The list of names may evoke hope.  Or deep despair.

That only invites greater awe for the task of Political Science:  to try to make sense of the madness?  “America first!” in the context of a country “dedicated to the proposition that all men are created equal”,  the “common good” so long as it advantages us and not you!  Throw out the dreamers because too many low-class ilk dream of partaking in our national dream.  Germany welcoming the refugees.  But Europe now uniting to keep out the refugees killing themselves to get in to Europe; Britain united to get out of Europe; men, women and children killed en masse repeatedly while the NRA player its violin; China’s Belt and Road initiative that regards the Philippine Sea as Chinese; the Philippine pragmatism that looks the other way; the prospect of the Bangsamoro Basic Law and Federalism in the Philippines as vehicles of social justice.  Where does political science even begin?  And even if practicing this science led to scientific depth, does the historical arbitrariness of powerful world leaders lead it to naught?

Is there any sense to the madness?  In the context of the development of the human race, do we progress in the cultivation of self-interest, or do we sacrifice self-interest to achieve the common good?  Do we progress in freedom and responsibility, or is the only way out of the rut through force, violence, and authoritarian re-ordering of society led by a genial Führer?  Is there some archaic idea or principle that guides the progress of history, or is it all arbitrary and chaotic?
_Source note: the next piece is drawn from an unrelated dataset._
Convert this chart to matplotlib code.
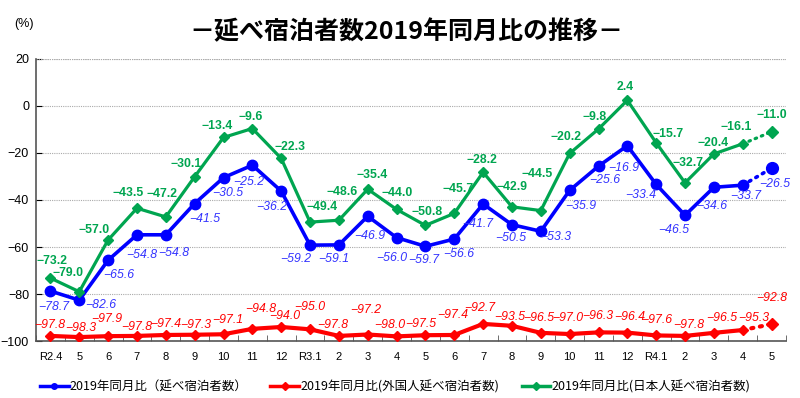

Is the cultivation of morality relevant to political progress, or is it all an amoral ride where the only right is might?

Your conference I think is terribly urgent, especially as we are today willy nilly engaged in a process of constitutional change.  That may conjure hopes of breaking the back of Imperial Manila, but the way things are going, we just may wield the dazzling power to change the constitution swiftly, but be impotent in changing our selves, our private and petty consciousness, our mistaking reckless consumerism with human progress, our reluctance to stand for a good beyond ourselves, our inability to recognize the compelling good in ourselves that cherishes the human good for all – all of which conspired to prevent us from appropriately implementing our 1987 Social-Justice Constitution.  So even as documents change ceremoniously, and vain politicians bask in the glory of changing paper, we may fail to use the power in our selves to envisage, coax or even force a more humane tomorrow.  Disillusioned by our realities, we have killed our ability to imagine, and, terrorized by the nightmares of today, we no longer dare to dream.    Of this, I believe, is the stuff of political science.

I wish you an empowering Conference!